Talend Data Mapper User Guide

Talend Documentation Team
Talend Big Data Platform
Talend Data Fabric
Talend Data Management Platform
Talend Data Services Platform
Talend MDM Platform
Talend Real-Time Big Data Platform
Design and Development > Designing Jobs
Talend Studio

The data format describes how the data type is to be concretely manifested. The default data format chooses the best format for the representation. For example, in the EDI representation the date data type and default format will choose the correct data format based on the date qualifier for input documents. The representation specifies the byte order to be used for the entire structure, so it is not necessary to specify the byte order data format individually. However, you can specify the byte order if you want to override it for a specific element.
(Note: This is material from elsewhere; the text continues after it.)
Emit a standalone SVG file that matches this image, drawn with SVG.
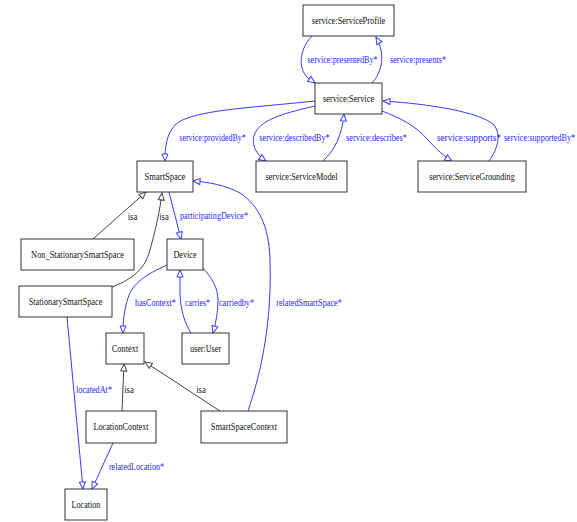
<svg xmlns="http://www.w3.org/2000/svg" width="577" height="522" viewBox="0 0 577 522">
<style>
.n rect{fill:#fff;stroke:#333;stroke-width:1}
.n text{font-family:"Liberation Serif",serif;font-size:10.5px;fill:#111;text-anchor:middle}
.e path{fill:none;stroke-width:1}
.b{stroke:#3a3aff}
.k{stroke:#444}
.lb{font-family:"Liberation Serif",serif;font-size:10.5px;fill:#2828ff;text-anchor:middle}
.lk{font-family:"Liberation Serif",serif;font-size:10.5px;fill:#222;text-anchor:middle}
</style>
<defs>
<marker id="ab" markerUnits="userSpaceOnUse" markerWidth="9" markerHeight="8" refX="7.5" refY="3.5" orient="auto" overflow="visible">
<path d="M0.5,0.5 L7.5,3.5 L0.5,6.5 Z" fill="#fff" stroke="#3a3aff" stroke-width="1"/>
</marker>
<marker id="ak" markerUnits="userSpaceOnUse" markerWidth="9" markerHeight="8" refX="7.5" refY="3.5" orient="auto" overflow="visible">
<path d="M0.5,0.5 L7.5,3.5 L0.5,6.5 Z" fill="#fff" stroke="#444" stroke-width="1"/>
</marker>
</defs>
<rect width="577" height="522" fill="#fff"/>
<g id="connectors" class="e">
<path class="b" marker-end="url(#ab)" d="M312,36 C300,48 297,68 308,78 L315,83"/>
<path class="b" marker-end="url(#ab)" d="M372,83 C382,72 386,55 376,37"/>
<path class="b" marker-end="url(#ab)" d="M315,101 C250,108 190,110 175,125 C166,135 165,148 165,161"/>
<path class="b" marker-end="url(#ab)" d="M315,106 C290,112 262,118 255,133 C250,145 257,155 266,161"/>
<path class="b" marker-end="url(#ab)" d="M323,161 C335,150 342,135 344,114"/>
<path class="b" marker-end="url(#ab)" d="M382,111 C400,118 415,125 428,140 C437,150 445,157 452,161"/>
<path class="b" marker-end="url(#ab)" d="M489,161 C497,150 502,135 494,125 C480,112 430,104 383,101"/>
<path class="k" marker-end="url(#ak)" d="M93,239 L146,192"/>
<path class="k" marker-end="url(#ak)" d="M112,287 C135,278 145,268 150,250 C155,232 160,210 162,193"/>
<path class="b" marker-end="url(#ab)" d="M169,192 L181,239"/>
<path class="b" marker-end="url(#ab)" d="M167,265 C145,275 133,283 128,298 C124,310 123,322 123,333"/>
<path class="b" marker-end="url(#ab)" d="M191,333 C184,322 181,310 180,295 C180,285 180,278 180,270"/>
<path class="b" marker-end="url(#ab)" d="M203,268 C212,278 218,288 218,300 C218,312 216,322 213,333"/>
<path class="b" marker-end="url(#ab)" d="M248,411 C262,370 272,320 270,260 C269,225 258,205 240,193 C225,185 208,182 193,181"/>
<path class="b" marker-end="url(#ab)" d="M67,317 L83,489"/>
<path class="k" marker-end="url(#ak)" d="M122,411 L124,364"/>
<path class="k" marker-end="url(#ak)" d="M220,411 L145,362"/>
<path class="b" marker-end="url(#ab)" d="M113,443 L92,489"/>
</g>
<g id="edge-labels">
<text class="lb" transform="translate(342.5,63) scale(0.8,1)" textLength="88" lengthAdjust="spacingAndGlyphs">service:presentedBy*</text>
<text class="lb" transform="translate(418,63) scale(0.8,1)" textLength="70" lengthAdjust="spacingAndGlyphs">service:presents*</text>
<text class="lb" transform="translate(212.5,141) scale(0.8,1)" textLength="83" lengthAdjust="spacingAndGlyphs">service:providedBy*</text>
<text class="lb" transform="translate(294.5,141) scale(0.8,1)" textLength="88" lengthAdjust="spacingAndGlyphs">service:describedBy*</text>
<text class="lb" transform="translate(376.5,141) scale(0.8,1)" textLength="76" lengthAdjust="spacingAndGlyphs">service:describes*</text>
<text class="lb" transform="translate(469,141) scale(0.8,1)" textLength="80" lengthAdjust="spacingAndGlyphs">service:supports*</text>
<text class="lb" transform="translate(539.5,141) scale(0.8,1)" textLength="89" lengthAdjust="spacingAndGlyphs">service:supportedBy*</text>
<text class="lk" transform="translate(132.5,220) scale(0.8,1)" textLength="12" lengthAdjust="spacingAndGlyphs">isa</text>
<text class="lk" transform="translate(164,220) scale(0.8,1)" textLength="12" lengthAdjust="spacingAndGlyphs">isa</text>
<text class="lb" transform="translate(214,219) scale(0.8,1)" textLength="85" lengthAdjust="spacingAndGlyphs">participatingDevice*</text>
<text class="lb" transform="translate(155.5,306) scale(0.8,1)" textLength="51" lengthAdjust="spacingAndGlyphs">hasContext*</text>
<text class="lb" transform="translate(197.5,306) scale(0.8,1)" textLength="31" lengthAdjust="spacingAndGlyphs">carries*</text>
<text class="lb" transform="translate(236.5,306) scale(0.8,1)" textLength="44" lengthAdjust="spacingAndGlyphs">carriedby*</text>
<text class="lb" transform="translate(309,306) scale(0.8,1)" textLength="82" lengthAdjust="spacingAndGlyphs">relatedSmartSpace*</text>
<text class="lb" transform="translate(94,393) scale(0.8,1)" textLength="45" lengthAdjust="spacingAndGlyphs">locatedAt*</text>
<text class="lk" transform="translate(129,393) scale(0.8,1)" textLength="12" lengthAdjust="spacingAndGlyphs">isa</text>
<text class="lk" transform="translate(201,393) scale(0.8,1)" textLength="12" lengthAdjust="spacingAndGlyphs">isa</text>
<text class="lb" transform="translate(136.5,470) scale(0.8,1)" textLength="69" lengthAdjust="spacingAndGlyphs">relatedLocation*</text>
</g>
<g id="n-serviceprofile" class="n"><rect x="303" y="5" width="91" height="31"/><text transform="translate(348.5,24) scale(0.8,1)" textLength="92" lengthAdjust="spacingAndGlyphs">service:ServiceProfile</text></g>
<g id="n-service" class="n"><rect x="315" y="83" width="67" height="31"/><text transform="translate(348.5,102) scale(0.8,1)" textLength="64" lengthAdjust="spacingAndGlyphs">service:Service</text></g>
<g id="n-smartspace" class="n"><rect x="137" y="161" width="56" height="31"/><text transform="translate(165,180) scale(0.8,1)" textLength="51" lengthAdjust="spacingAndGlyphs">SmartSpace</text></g>
<g id="n-servicemodel" class="n"><rect x="256" y="161" width="91" height="31"/><text transform="translate(301.5,180) scale(0.8,1)" textLength="90" lengthAdjust="spacingAndGlyphs">service:ServiceModel</text></g>
<g id="n-servicegrounding" class="n"><rect x="418" y="161" width="108" height="31"/><text transform="translate(472,180) scale(0.8,1)" textLength="107" lengthAdjust="spacingAndGlyphs">service:ServiceGrounding</text></g>
<g id="n-nonstationary" class="n"><rect x="21" y="239" width="113" height="31"/><text transform="translate(77.5,258) scale(0.8,1)" textLength="116" lengthAdjust="spacingAndGlyphs">Non_StationarySmartSpace</text></g>
<g id="n-device" class="n"><rect x="167" y="239" width="36" height="31"/><text transform="translate(185,258) scale(0.8,1)" textLength="29" lengthAdjust="spacingAndGlyphs">Device</text></g>
<g id="n-stationary" class="n"><rect x="19" y="286" width="93" height="31"/><text transform="translate(65.5,305) scale(0.8,1)" textLength="92" lengthAdjust="spacingAndGlyphs">StationarySmartSpace</text></g>
<g id="n-context" class="n"><rect x="106" y="333" width="38" height="31"/><text transform="translate(125,352) scale(0.8,1)" textLength="33" lengthAdjust="spacingAndGlyphs">Context</text></g>
<g id="n-user" class="n"><rect x="182" y="333" width="47" height="31"/><text transform="translate(205.5,352) scale(0.8,1)" textLength="39" lengthAdjust="spacingAndGlyphs">user:User</text></g>
<g id="n-locationcontext" class="n"><rect x="86" y="411" width="70" height="32"/><text transform="translate(121,430) scale(0.8,1)" textLength="69" lengthAdjust="spacingAndGlyphs">LocationContext</text></g>
<g id="n-smartspacecontext" class="n"><rect x="201" y="411" width="86" height="32"/><text transform="translate(244,430) scale(0.8,1)" textLength="83" lengthAdjust="spacingAndGlyphs">SmartSpaceContext</text></g>
<g id="n-location" class="n"><rect x="65" y="489" width="42" height="31"/><text transform="translate(86,508) scale(0.8,1)" textLength="36" lengthAdjust="spacingAndGlyphs">Location</text></g>
</svg>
The following data formats are defined (organized by the data types to which they apply):
  • Integers
    • Default - Numbers are encoded as specified in the representation.

    • Little Endian (PC) - Numbers are encoded in binary in little endian byte format as used by the Intel processors.

    • Big Endian - Numbers are encoded in binary in big endian byte format.

  • Decimal
    • Default - Numbers are encoded as specified in the representation.

    • Character - Numbers are encoded as ASCII characters.

    • Packed Decimal - Numbers are encoded in packed decimal.

    • Zoned Decimal - Number are encoded in zoned decimal.

  • Float/Double
    • Default - Values are encoded using the IEEE 754 standard.

    • IBM Floating Point - Values are encoded using the IBM 360 mainframe standard.

  • Date and Date/Time
    • Default - Dates are encoded as specified in the representation.

    • The remaining date and date/time formats use CC for century, YY for year of century, MM for numeric month of the year, MMM for text month (first 3 characters of the month in English), WW for week of year, W for weak of month, DD for day of month, and DDD for day of year. Other special designators are as noted. The week of year (WW) follows the ISO 8601 rules for week conversion. The date/time formats also use the abbreviations below for the Time type.

  • Time
    • Default - Encoded according to the rules for the representation.

    • The remaining time formats use HH for hour, MM for minute, SS for second and DD for tenth of second.

  • Binary
    • Default - Specifies that the data appears in binary format.

    • Base64 - Encoded into characters with base-64 encoding. (Not currently supported)

    • Hex - Encoded into characters with hex encoding. (Not currently supported)

  • String
    • String (null term) - A string whose value ends with a byte of 0.

When converting dates from an encoding with no century to encodings that require a century, the Java standard rules for deriving the century are followed, which put the year in the century that begins 80 years before the current date.